Each interview lasted ten minutes.  I began with a pleasantry, and proceeded to draw out from my bag a stack of credentials; my beautiful children’s photo books,  the “Rocking Chair” anthology, some write-ups of my accomplishments, and some of my own magazine publications.  With the groundwork laid, I launched on my manuscript presentation.  Only once did the reception change.  One of the agents while thumbing though the magazine publications I handed her latched onto the article I wrote about my missionary trip to Kenya for the state medical journal.  “You were the first doctor there in twenty years?”  I admitted I was.  THIS is what she wanted, the story of my missionary work. 

At the end of the conference I was schmoozing with one of my fellow authors.  Well, I’m being bold to imply I’m anywhere NEAR the level of Jonathan Maberry as a “fellow author.”  He’s a New York Times Best Seller, has 25 books to his credit, and a movie contract in the works.  (http://authors.simonandschuster.com/Jonathan-Maberry/67600213)  (http://www.goodreads.com/author/show/72451.Jonathan_Maberry).  He said, yes, no doubt “Andrew Comes Home” is a good book.  But there are tens of thousands of good books out there.  My brand needs to be about my medical journeys; my E.R. stories, my mission work, my unusual adventures including being a medical examiner and music festival physician.   Once I have those books ready I can make a three book deal to include “Andrew.”  He suggested everything I write should include “M.D” on my byline. 

I suppose he’s right.  People CARE about the M.D.  Up 'til now, I’ve always thought of my writing as separate, reserving my M.D. for those areas where it belonged, treasuring it rather than commercializing upon it.  Still … if I want to get my writing noticed, perhaps I should give this another thought.  It’s a personal decision, a big shift in my perspective, and one I think I’m not ready for. 

Yet.

Saturday, December 15, 2012

Heather Graham's Writers for New Orleans Conference


I’m attending my third writing conference of the year, this time the Heather Graham presents Writer’s for New Orleans.  www.writersforneworleans.com.  Every conference has its unique flavor.  I loved the Florida Writers Association in October that featured four sessions at a time, educational lectures focusing on improving your writing; such as character development, poetry sessions, or social media info.

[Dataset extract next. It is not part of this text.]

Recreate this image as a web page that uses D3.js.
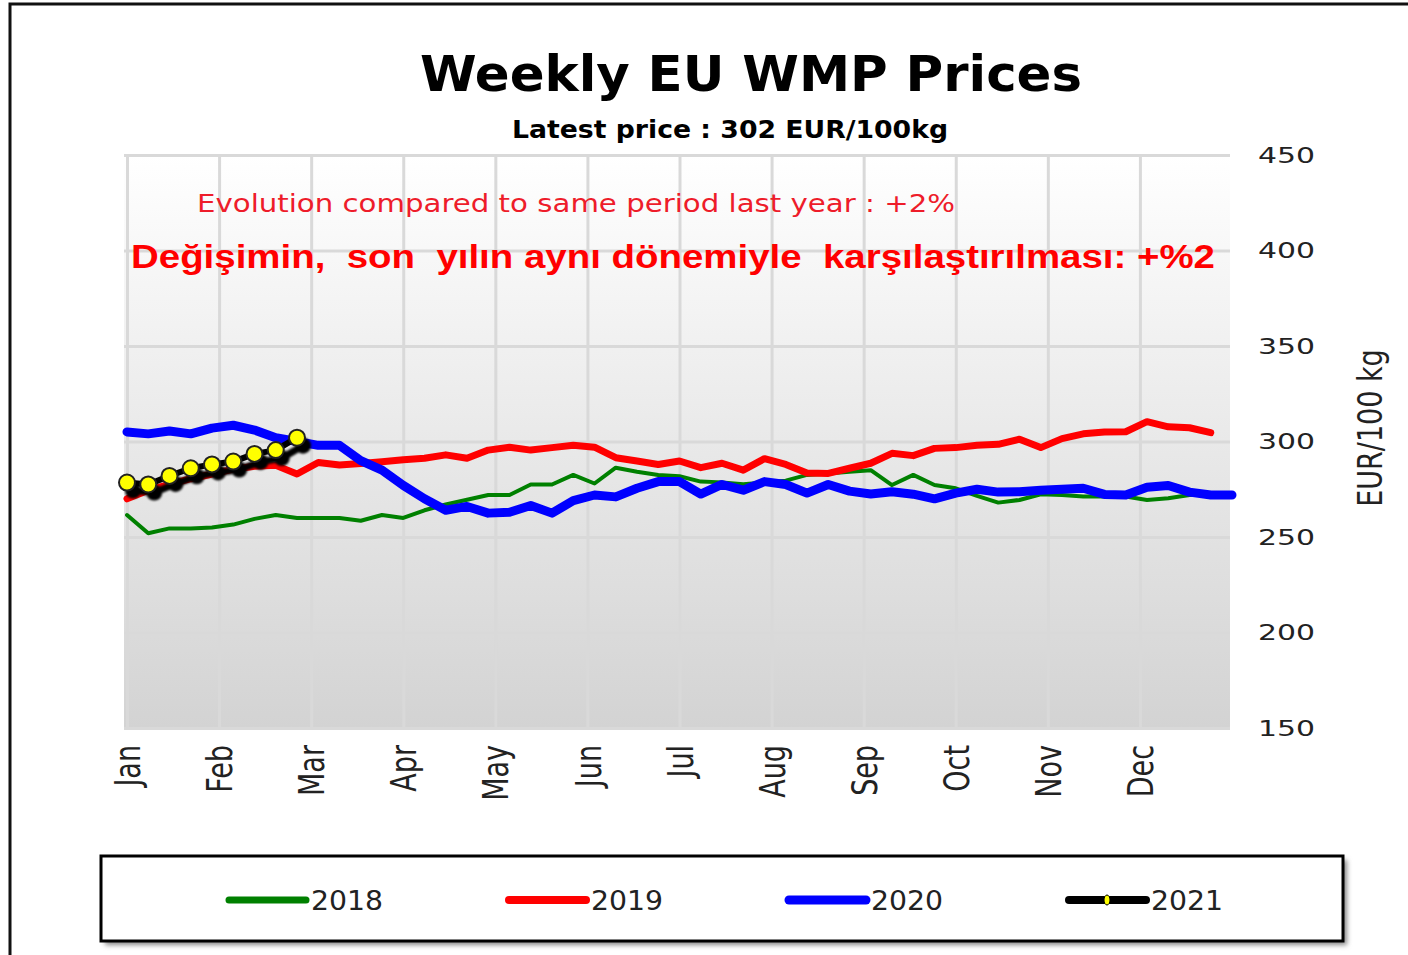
<!DOCTYPE html>
<html>
<head>
<meta charset="utf-8">
<script src="https://cdn.jsdelivr.net/npm/d3@7"></script>
<style>
  body { margin: 0; background: #fff; }
  svg { display: block; }
</style>
</head>
<body>
<svg id="chart" width="1408" height="955"></svg>
<script>
const months = ['Jan', 'Feb', 'Mar', 'Apr', 'May', 'Jun', 'Jul', 'Aug', 'Sep', 'Oct', 'Nov', 'Dec'];
const yTicks = [150, 200, 250, 300, 350, 400, 450];
const years = ['2018', '2019', '2020', '2021'];

// weekly prices, EUR/100kg (week 1 .. 53)
const prices2018 = [261.5, 252, 254.5, 254.5, 255, 256.5, 259.5, 261.5, 260, 260, 260, 258.5, 261.5, 260, 264, 267,
  269.5, 272, 272, 277.5, 277.5, 282.5, 278, 286.3, 284.2, 282.5, 281.8, 279, 278.6, 277.6, 278.5, 279.5, 282.5,
  283.3, 284.2, 285, 277.2, 282.5, 277.2, 275.5, 271.5, 268, 269.4, 272.4, 272, 271.2, 271.2, 271.2, 269.4, 270.3,
  272, 272, 272];
const prices2019 = [270, 274.5, 277.5, 280.5, 283, 285.5, 287, 287.5, 283, 289, 287.7, 288.5, 289.4, 290.5, 291.2,
  293, 291.2, 295.5, 297, 295.5, 296.8, 298, 297, 291.5, 289.8, 288, 289.8, 286.3, 288.6, 285, 291, 288, 283.5,
  283.3, 286, 288.6, 293.8, 292.6, 296.4, 296.8, 298, 298.5, 301.2, 296.8, 301.5, 304, 305, 305.1, 310.4, 307.7,
  307.2, 304.6];
const prices2020 = [305, 304, 305.5, 304, 307, 308.5, 306, 302, 300, 298, 298, 290, 285, 277, 270, 264, 266, 262.5,
  263, 266.5, 262.5, 269, 272, 271, 275.5, 279, 279, 272.5, 277.5, 274.5, 279, 277.5, 273, 277.5, 274, 272.5, 273.7,
  272.4, 270, 273, 275, 273.5, 273.7, 274.5, 275, 275.5, 272.3, 272, 276, 277, 273.5, 272, 272];
const prices2021 = [278.5, 277.5, 282, 286, 288, 289.5, 293.5, 295.5, 302];

(function() {

const svg = d3.select('#chart');
const plot = {left: 124, right: 1230, top: 155, bottom: 728};

const x = d3.scaleLinear().domain([0, 52]).range([127, 1232]);
const y = d3.scaleLinear().domain([150, 450]).range([plot.bottom, plot.top]);
const color = d3.scaleOrdinal().domain(years).range(['#008000', '#ff0000', '#0000ff', '#000000']);
const widths = {'2018': 4, '2019': 7, '2020': 9};

const defs = svg.append('defs');
const grad = defs.append('linearGradient')
  .attr('id', 'bg')
  .attr('x1', 0).attr('y1', 0).attr('x2', 0).attr('y2', 1);
grad.append('stop').attr('offset', '0%').attr('stop-color', '#ffffff');
grad.append('stop').attr('offset', '100%').attr('stop-color', '#d3d3d3');

defs.append('filter').attr('id', 'blur')
  .append('feGaussianBlur').attr('stdDeviation', 1.2);
defs.append('filter').attr('id', 'blur2')
  .append('feGaussianBlur').attr('stdDeviation', 2.5);

// outer frame (cut by the right and bottom edges)
svg.append('rect')
  .attr('x', 10).attr('y', 4)
  .attr('width', 1440).attr('height', 1000)
  .attr('fill', 'none')
  .attr('stroke', '#111')
  .attr('stroke-width', 3);

svg.append('rect')
  .attr('x', plot.left).attr('y', plot.top)
  .attr('width', plot.right - plot.left)
  .attr('height', plot.bottom - plot.top)
  .attr('fill', 'url(#bg)');

// month grid + labels
const xAxis = svg.append('g')
  .attr('transform', `translate(0,${plot.bottom})`)
  .call(d3.axisBottom(x)
    .tickValues(months.map((m, i) => i * 52 / 12))
    .tickFormat((d, i) => months[i])
    .tickSize(-(plot.bottom - plot.top)));
xAxis.select('.domain').remove();
xAxis.selectAll('line').attr('stroke', '#d9d9d9').attr('stroke-width', 3);
xAxis.selectAll('text')
  .attr('transform', 'rotate(-90) scale(1,1.3)')
  .attr('x', -17)
  .attr('y', 0)
  .attr('dy', '0.36em')
  .attr('text-anchor', 'end')
  .attr('fill', '#222')
  .style('font', '27px "DejaVu Sans"');

// price grid + labels on the right
const yAxis = svg.append('g')
  .attr('transform', `translate(${plot.right},0)`)
  .call(d3.axisRight(y)
    .tickValues(yTicks)
    .tickSize(-(plot.right - plot.left))
    .tickPadding(28));
yAxis.select('.domain').remove();
yAxis.selectAll('line').attr('stroke', '#d9d9d9').attr('stroke-width', 3);
yAxis.selectAll('text')
  .attr('fill', '#222')
  .attr('textLength', 57)
  .attr('lengthAdjust', 'spacingAndGlyphs')
  .style('font', '22px "DejaVu Sans"');

svg.append('text')
  .attr('transform', 'translate(1370,428) rotate(-90) scale(1,1.25)')
  .attr('text-anchor', 'middle')
  .attr('dy', '0.36em')
  .attr('fill', '#222')
  .style('font', '27px "DejaVu Sans"')
  .text('EUR/100 kg');

// titles
svg.append('text')
  .attr('x', 751).attr('y', 91)
  .attr('text-anchor', 'middle')
  .attr('textLength', 662)
  .attr('lengthAdjust', 'spacingAndGlyphs')
  .attr('fill', '#000')
  .style('font', 'bold 50px "DejaVu Sans"')
  .text('Weekly EU WMP Prices');

svg.append('text')
  .attr('x', 730).attr('y', 138)
  .attr('text-anchor', 'middle')
  .attr('textLength', 436)
  .attr('lengthAdjust', 'spacingAndGlyphs')
  .attr('fill', '#000')
  .style('font', 'bold 25px "DejaVu Sans"')
  .text('Latest price : 302 EUR/100kg');

svg.append('text')
  .attr('x', 197).attr('y', 212)
  .attr('textLength', 758)
  .attr('lengthAdjust', 'spacingAndGlyphs')
  .attr('fill', '#ee1c2a')
  .style('font', '25px "DejaVu Sans"')
  .text('Evolution compared to same period last year : +2%');

svg.append('text')
  .attr('x', 131).attr('y', 268)
  .attr('textLength', 1084)
  .attr('lengthAdjust', 'spacingAndGlyphs')
  .attr('fill', '#ff0000')
  .style('font', 'bold 34px "Liberation Sans"')
  .style('white-space', 'pre')
  .text('Değişimin,  son  yılın aynı dönemiyle  karşılaştırılması: +%2');

// series
const line = d3.line()
  .x((d, i) => x(i))
  .y(d => y(d));

const series = [
  {year: '2018', values: prices2018},
  {year: '2019', values: prices2019},
  {year: '2020', values: prices2020}
];

svg.append('g')
  .selectAll('path')
  .data(series)
  .enter().append('path')
    .attr('d', d => line(d.values))
    .attr('fill', 'none')
    .attr('stroke', d => color(d.year))
    .attr('stroke-width', d => widths[d.year])
    .attr('stroke-linejoin', 'round')
    .attr('stroke-linecap', 'round');

// 2021 with drop shadow
const shadow = svg.append('g')
  .attr('transform', 'translate(6,8)')
  .attr('filter', 'url(#blur)');
shadow.append('path')
  .attr('d', line(prices2021))
  .attr('fill', 'none')
  .attr('stroke', '#000')
  .attr('stroke-width', 7);
shadow.selectAll('circle')
  .data(prices2021)
  .enter().append('circle')
    .attr('cx', (d, i) => x(i))
    .attr('cy', d => y(d))
    .attr('r', 8)
    .attr('fill', '#000');

svg.append('path')
  .attr('d', line(prices2021))
  .attr('fill', 'none')
  .attr('stroke', '#000')
  .attr('stroke-width', 6)
  .attr('stroke-linejoin', 'round');

svg.append('g')
  .selectAll('circle')
  .data(prices2021)
  .enter().append('circle')
    .attr('cx', (d, i) => x(i))
    .attr('cy', d => y(d))
    .attr('r', 8)
    .attr('fill', '#ffff00')
    .attr('stroke', '#222')
    .attr('stroke-width', 2);

// legend
svg.append('rect')
  .attr('x', 105).attr('y', 860)
  .attr('width', 1242).attr('height', 85)
  .attr('fill', '#888')
  .attr('filter', 'url(#blur2)');
svg.append('rect')
  .attr('x', 101).attr('y', 856)
  .attr('width', 1242).attr('height', 85)
  .attr('fill', '#fff')
  .attr('stroke', '#000')
  .attr('stroke-width', 3);

const item = svg.append('g')
  .selectAll('g')
  .data(years)
  .enter().append('g')
    .attr('transform', (d, i) => `translate(${229 + i * 280},900)`);

item.append('line')
  .attr('x1', 0).attr('x2', 77)
  .attr('stroke', d => color(d))
  .attr('stroke-width', (d, i) => [7, 8, 9, 8][i])
  .attr('stroke-linecap', 'round');

item.filter(d => d === '2021').append('ellipse')
  .attr('cx', 38).attr('rx', 3).attr('ry', 5)
  .attr('fill', '#ffff00')
  .attr('stroke', '#000')
  .attr('stroke-width', 1);

item.append('text')
  .attr('x', 82)
  .attr('dy', '0.36em')
  .attr('textLength', 72)
  .attr('lengthAdjust', 'spacingAndGlyphs')
  .attr('fill', '#222')
  .style('font', '27px "DejaVu Sans"')
  .text(d => d);

})();
</script>
</body>
</html>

In contrast the Heather Graham has only a single session at a time, all featuring successful published authors or agents in panel discussions giving real tips on being a professional author.  In both cases the attendees included a high percentage of novice writers, but in this conference the ratio of successful authors is much higher, and with the smaller attendees there’s a lot of opportunities for one-on-one discussions of their success stories.  I’ve found I’m where I thought I was on the professional level; above the beginners but nowhere near the professionals.  With my eleven books and dozens of articles I’m certainly somewhat established, but there are authors here with twenty books, with 500,000 copies sold, New York Times Best Sellers, and they’re very personable.  Conferences.  Yep, if you’re going to be a writer, it’s where you should go.